TARO will be featuring blog posts in the coming months highlighting the work of its member repositories as it relates to finding aids, EAD, arrangement and description, and other relevant topics. The following post comes to us from Natalie Idom and Georgie Gaines at the Southwest Collection/Special Collections Library at Texas Tech. If your repository is interested in sharing a post, please contact the TARO Steering Committee.
In October 2019, the Southwest Collection (SWC) unit of Texas Tech University’s Southwest Collection/Special Collections Library embarked on a monumental project. Over the course of several years, we diligently created and published digital finding aids for over two thousand collections, some of which were accrued in the many decades before the creation of Encoded Archival Description (EAD). In late 2023, we reached a significant milestone with the completion of 1,921 finding aids, all of which are now available on Texas Archival Resources Online (TARO). This comprehensive effort accounts for all “legacy” collections with a discoverable inventory, marking a significant step forward for our archive.
In the roughly four years since the inception of the legacy finding aid project–known locally as “Project Blade Runner” for the “2,049” collections in need of a finding aid–we have experimented with several methods for efficient encoding of inventories in XML. Rather than using ArchivesSpace, which was not an option given IT resources available, we opted to test various XML-conversion scripts. Previously, we would type an inventory in Word and painstakingly copy and paste each line into an XML code in Oxygen XML Author. With a script, we could go from an Excel spreadsheet to an encoded inventory in a matter of seconds, sometimes saving days’ worth of work on a single finding aid. After experiencing limited success using Microsoft Word’s mail merge function, Archival Associate Sarah Stephenson and an external volunteer developed a new script in PowerShell that significantly reduced the number of errors in the resultant code and allowed for items and folders within the collection to be linked to their digitized counterparts. In the final months of the project, an updated script programmed with Python instead of PowerShell increased efficiency further with a greater ability to identify XML errors produced by the code. Using this system, even large inventories could be encoded in XML with speed and accuracy, leaving us more time and energy to invest in sections of the finding aid that require more research to complete thoroughly.

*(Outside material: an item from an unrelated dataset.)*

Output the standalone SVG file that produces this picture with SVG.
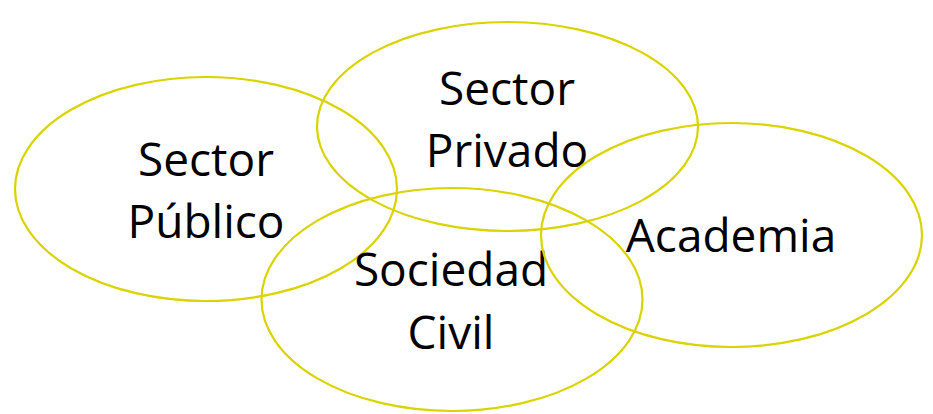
<svg xmlns="http://www.w3.org/2000/svg" width="933" height="414" viewBox="0 0 933 414">
<style>
.e{fill:none;stroke:#d9d300;stroke-width:2.2}
.t{font-family:"Open Sans","Noto Sans",sans-serif;font-size:46px;fill:#000;text-anchor:middle}
</style>
<rect width="933" height="414" fill="#fff"/>
<g id="publico"><ellipse class="e" cx="206" cy="189" rx="191" ry="112"/><text class="t" x="206" y="176">Sector</text><text class="t" x="206" y="238">Público</text></g>
<g id="privado"><ellipse class="e" cx="507.5" cy="126.5" rx="190.5" ry="104.5"/><text class="t" x="507" y="105">Sector</text><text class="t" x="507" y="167">Privado</text></g>
<g id="sociedad"><ellipse class="e" cx="452" cy="299.5" rx="190.5" ry="111.5"/><text class="t" x="451" y="286">Sociedad</text><text class="t" x="451" y="349">Civil</text></g>
<g id="academia"><ellipse class="e" cx="731.5" cy="235" rx="190.5" ry="112"/><text class="t" x="731" y="252">Academia</text></g>
<g id="connectors"/>
</svg>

Under the leadership of the SWC Archivist, our team successfully completed the bulk of the project, but certain collections remain undiscoverable online. Moving forward, Archival Associate Natalie Idom is diligently working to author the more complex collections’ finding aids, which often have no collection file or inventory. This at time resulted in reprocessing the collection to current day practices according to DACS. For example, earlier SWC archivists sometimes aggregated collections into a collection titled as a series or topic, such as “Annual Reports,” encompassing multiple accessions and different donors. Given the age of these legacy collections, it was also not uncommon to identify conservation and preservation needs. We understand that sometimes we uncover more work than anticipated, but we see this as an opportunity to resolve and fix these issues, ensuring a smoother process for future projects.
Our archive has thousands of collections arranged and described. As a result, this project has also allowed us to discover what collections may be out of location as we conduct a partial physical inventory of our stacks as we write a finding aid for the projects’ more complex collections. Project Blade Runner also aided our processing staff in their understanding of the topics we collect, since some of us were newcomers to the archival field and to the SWC. The department’s veterans, however, possessed much of this knowledge, so this project bridged that gap. Now everyone is on the same page regarding the scope of what we house.
Something new came out of this project as well. A second Python script was written that focused on efficiently listing related collections, a section of the finding aid that often takes the most time to create. By creating Excel spreadsheets listing collections grouped around specific topics, we could quickly generate XML code properly formatted for inclusion under the <relatedcollections> element. We included manuscript collections, photograph collections, and oral histories. As an added benefit, we now have data about the topics most prevalent within the repository. This would be the best time to group collections together as we go, so our error of missing one will be less every time we complete a finding aid. Our related collection topics include Women’s History, Latino/Hispanic, Military Veterans (separated by war/conflict), Outer Space, Railroads, Ranching, and local groupings such as the Lubbock Women’s Club and other civic groups. We started this about halfway through the legacy project. If we were to advise someone thinking about creating this project for their legacy backlog (no matter the size), we would highly encourage you to do this in sections and create groupings for related collections as you or your department encode the backlog.
The project has culminated in benefits beyond the achievement of uploading more than 1,900 finding aids to TARO and the increased visibility of those collections. Since starting this project, we have developed a better knowledge of the content of our holdings to better assist patrons and the other internal and external archival and bibliographic units. We have developed techniques to assist us when we come across a collection with little to no paperwork. Even with the help of these methods, though, the legacy finding aid project was made possible by the diligence of students and staff over the course of years, who ground out the work one finding aid at a time.